Which writers, living or dead, would you invite to your dream dinner party?
It’s a 12-person banquet. There’s me obviously. Then in no particular order:
David Sedaris
Molly Keane
Willa Cather
Per Petterson
Gustave Flaubert
Mark Twain
James Baldwin
Zora Neale Hurston
Sebastian Barry
Graham Greene
Carson McCullers

I could go on but I’d need a big table.

What is the funniest scene you’ve read?
A scene in Me Talk Pretty One Day by David Sedaris where he is trying not to say the letter “s” because he has a lisp.

What is your favourite word?
It’s not polite and you’d have to edit it out.

If you were to write a historical novel, which event or figure would be your subject?
I’d like to write properly about my father but I’m too close to the subject.

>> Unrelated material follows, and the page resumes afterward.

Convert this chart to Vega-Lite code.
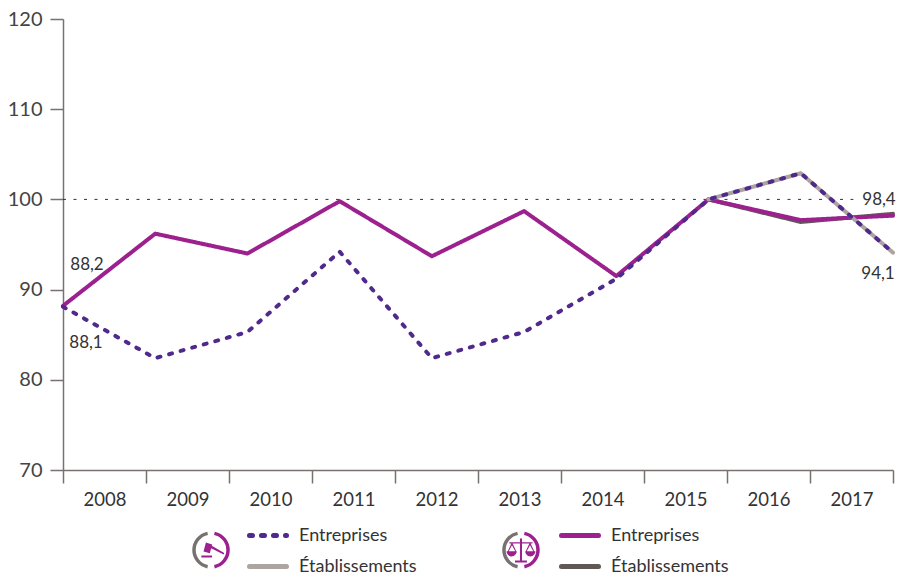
{"$schema":"https://vega.github.io/schema/vega-lite/v6.json","width":830,"height":451,"autosize":{"type":"none"},"padding":{"left":63,"top":19,"right":15,"bottom":104},"background":"white","config":{"view":{"stroke":null},"font":"Lato","style":{"guide-label":{"font":"Lato"}}},"datasets":{"series":[
{"year":2015,"value":100,"series":"Établissements B"},{"year":2016,"value":97.5,"series":"Établissements B"},{"year":2017,"value":98.4,"series":"Établissements B"},
{"year":2008,"value":88.2,"series":"Entreprises B"},{"year":2009,"value":96.2,"series":"Entreprises B"},{"year":2010,"value":94,"series":"Entreprises B"},{"year":2011,"value":99.8,"series":"Entreprises B"},{"year":2012,"value":93.7,"series":"Entreprises B"},{"year":2013,"value":98.7,"series":"Entreprises B"},{"year":2014,"value":91.5,"series":"Entreprises B"},{"year":2015,"value":100,"series":"Entreprises B"},{"year":2016,"value":97.7,"series":"Entreprises B"},{"year":2017,"value":98.2,"series":"Entreprises B"},
{"year":2015,"value":100,"series":"Établissements A"},{"year":2016,"value":102.9,"series":"Établissements A"},{"year":2017,"value":94.1,"series":"Établissements A"},
{"year":2008,"value":88.1,"series":"Entreprises A"},{"year":2009,"value":82.4,"series":"Entreprises A"},{"year":2010,"value":85.3,"series":"Entreprises A"},{"year":2011,"value":94.2,"series":"Entreprises A"},{"year":2012,"value":82.4,"series":"Entreprises A"},{"year":2013,"value":85.3,"series":"Entreprises A"},{"year":2014,"value":91.2,"series":"Entreprises A"},{"year":2015,"value":100,"series":"Entreprises A"},{"year":2016,"value":102.9,"series":"Entreprises A"},{"year":2017,"value":94.1,"series":"Entreprises A"}
],"years":[{"year":"2008"},{"year":"2009"},{"year":"2010"},{"year":"2011"},{"year":"2012"},{"year":"2013"},{"year":"2014"},{"year":"2015"},{"year":"2016"},{"year":"2017"}]},
"resolve":{"scale":{"x":"independent"}},
"layer":[
{"data":{"name":"years"},"mark":{"type":"rect","opacity":0},"encoding":{"x":{"field":"year","type":"nominal","scale":{"type":"band","paddingInner":0,"paddingOuter":0},"axis":{"title":null,"orient":"bottom","labelAngle":0,"tickBand":"extent","tickSize":13,"tickColor":"#77716f","tickWidth":1.5,"domainColor":"#77716f","domainWidth":1.5,"labelFontSize":18.5,"labelColor":"#333333","labelPadding":7,"grid":false}},
"y":{"datum":70,"type":"quantitative","scale":{"domain":[70,120],"nice":false},"axis":{"title":null,"values":[70,80,90,100,110,120],"tickSize":13,"tickColor":"#77716f","tickWidth":1.5,"domainColor":"#77716f","domainWidth":1.5,"labelFontSize":20,"labelColor":"#444444","labelPadding":8,"grid":false}}}},
{"data":{"values":[{"ref":100,"from":2008,"to":2016.57}]},"mark":{"type":"rule","stroke":"#333333","strokeWidth":1,"strokeDash":[3,7.5]},"encoding":{"x":{"field":"from","type":"quantitative","scale":{"domain":[2008,2017],"nice":false,"zero":false},"axis":null},"x2":{"field":"to"},"y":{"field":"ref","type":"quantitative"}}},
{"data":{"name":"series"},"mark":{"type":"line","strokeWidth":4,"strokeCap":"round","strokeJoin":"round"},"encoding":{
"x":{"field":"year","type":"quantitative","scale":{"domain":[2008,2017],"nice":false,"zero":false},"axis":null},
"y":{"field":"value","type":"quantitative"},
"order":{"field":"year"},
"detail":{"field":"series"},
"color":{"field":"series","type":"nominal","sort":null,"scale":{"domain":["Entreprises A","Établissements A","Entreprises B","Établissements B"],"range":["#4f2a8c","#ada4a1","#9c218f","#5f5856"]},"legend":{"title":null,"orient":"none","legendX":184,"legendY":495.5,"columns":2,"direction":"vertical","symbolType":"stroke","symbolSize":1369,"symbolStrokeWidth":5,"labelFontSize":18,"labelColor":"#333333","labelOffset":10,"rowPadding":-13,"columnPadding":134,"labelExpr":"slice(datum.label,0,-2)","encode":{"symbols":{"update":{"strokeCap":{"value":"round"}}}}}},
"strokeDash":{"field":"series","type":"nominal","sort":null,"scale":{"domain":["Entreprises A","Établissements A","Entreprises B","Établissements B"],"range":[[3,9],[1,0],[1,0],[1,0]]}}
}},
{"data":{"values":[{"year":2008,"value":88.2,"label":"88,2"}]},"mark":{"type":"text","fontSize":17,"color":"#333333","dx":24,"dy":-41},"encoding":{"x":{"field":"year","type":"quantitative","scale":{"domain":[2008,2017],"nice":false,"zero":false},"axis":null},"y":{"field":"value","type":"quantitative"},"text":{"field":"label"}}},
{"data":{"values":[{"year":2008,"value":88.1,"label":"88,1"}]},"mark":{"type":"text","fontSize":17,"color":"#333333","dx":23,"dy":36},"encoding":{"x":{"field":"year","type":"quantitative","scale":{"domain":[2008,2017],"nice":false,"zero":false},"axis":null},"y":{"field":"value","type":"quantitative"},"text":{"field":"label"}}},
{"data":{"values":[{"year":2017,"value":98.4,"label":"98,4"}]},"mark":{"type":"text","fontSize":17,"color":"#333333","dx":-14,"dy":-14},"encoding":{"x":{"field":"year","type":"quantitative","scale":{"domain":[2008,2017],"nice":false,"zero":false},"axis":null},"y":{"field":"value","type":"quantitative"},"text":{"field":"label"}}},
{"data":{"values":[{"year":2017,"value":94.1,"label":"94,1"}]},"mark":{"type":"text","fontSize":17,"color":"#333333","dx":-15,"dy":21},"encoding":{"x":{"field":"year","type":"quantitative","scale":{"domain":[2008,2017],"nice":false,"zero":false},"axis":null},"y":{"field":"value","type":"quantitative"},"text":{"field":"label"}}},
{"data":{"values":[{"icon":"gavel"}]},"mark":{"type":"point","filled":false,"opacity":1,"size":1156,"strokeWidth":3.5,"stroke":"#77716f","shape":"M-0.2,-0.98A1,1 0 0 0 -0.2,0.98"},"encoding":{"x":{"datum":2009.605,"type":"quantitative","scale":{"domain":[2008,2017],"nice":false,"zero":false},"axis":null},"y":{"datum":61.13,"type":"quantitative"}}},
{"data":{"values":[{"icon":"gavel"}]},"mark":{"type":"point","filled":false,"opacity":1,"size":1156,"strokeWidth":3.5,"stroke":"#9c218f","shape":"M0.2,-0.98A1,1 0 0 1 0.2,0.98"},"encoding":{"x":{"datum":2009.605,"type":"quantitative","scale":{"domain":[2008,2017],"nice":false,"zero":false},"axis":null},"y":{"datum":61.13,"type":"quantitative"}}},
{"data":{"values":[{"icon":"gavel"}]},"mark":{"type":"point","filled":true,"opacity":1,"size":1156,"fill":"#9c218f","stroke":null,"shape":"M-0.44,0.09L-0.3,-0.44L0.07,-0.33L-0.07,0.19ZM0.02,-0.27L0.78,0.17L0.74,0.27L-0.02,-0.12ZM-0.57,0.33L0.06,0.33L0.06,0.44L-0.57,0.44Z"},"encoding":{"x":{"datum":2009.605,"type":"quantitative","scale":{"domain":[2008,2017],"nice":false,"zero":false},"axis":null},"y":{"datum":61.13,"type":"quantitative"}}},
{"data":{"values":[{"icon":"scales"}]},"mark":{"type":"point","filled":false,"opacity":1,"size":1156,"strokeWidth":3.5,"stroke":"#77716f","shape":"M-0.2,-0.98A1,1 0 0 0 -0.2,0.98"},"encoding":{"x":{"datum":2012.966,"type":"quantitative","scale":{"domain":[2008,2017],"nice":false,"zero":false},"axis":null},"y":{"datum":61.13,"type":"quantitative"}}},
{"data":{"values":[{"icon":"scales"}]},"mark":{"type":"point","filled":false,"opacity":1,"size":1156,"strokeWidth":3.5,"stroke":"#9c218f","shape":"M0.2,-0.98A1,1 0 0 1 0.2,0.98"},"encoding":{"x":{"datum":2012.966,"type":"quantitative","scale":{"domain":[2008,2017],"nice":false,"zero":false},"axis":null},"y":{"datum":61.13,"type":"quantitative"}}},
{"data":{"values":[{"icon":"scales"}]},"mark":{"type":"point","filled":true,"opacity":1,"size":1156,"fill":"#9c218f","stroke":null,"shape":"M-0.06,-0.68L0.06,-0.68L0.06,0.62L0.35,0.62L0.35,0.74L-0.35,0.74L-0.35,0.62L-0.06,0.62ZM-0.68,-0.46L0.68,-0.46L0.68,-0.38L-0.68,-0.38ZM-0.85,0.08L-0.25,0.08A0.3,0.3 0 0 1 -0.85,0.08ZM0.25,0.08L0.85,0.08A0.3,0.3 0 0 1 0.25,0.08ZM-0.56,-0.4L-0.5,-0.4L-0.28,0.08L-0.34,0.08L-0.53,-0.28L-0.72,0.08L-0.78,0.08ZM0.5,-0.4L0.56,-0.4L0.78,0.08L0.72,0.08L0.53,-0.28L0.34,0.08L0.28,0.08Z"},"encoding":{"x":{"datum":2012.966,"type":"quantitative","scale":{"domain":[2008,2017],"nice":false,"zero":false},"axis":null},"y":{"datum":61.13,"type":"quantitative"}}}
]}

What sentence or passage or book are you proudest of?
The passage in My Name is Leon where Leon meets his mother in the Family Centre. I had no idea what would happen and what Leon would do but when it happened I was crying.

What is the most moving book or passage you have read?
It would have to be the end of The Road by Cormac McCarthy. Gut-wrenching, beautiful, sad and hopeful all a few pages.

If you have a child, what book did you most enjoy reading to them?
Audiobooks were the thing when my children were at school because we did a lot of driving together. Over and over they asked for King Arthur, the Michael Morpurgo version. They won’t thank me for this because they are now 22 and 17 but they still ask for it on long journeys.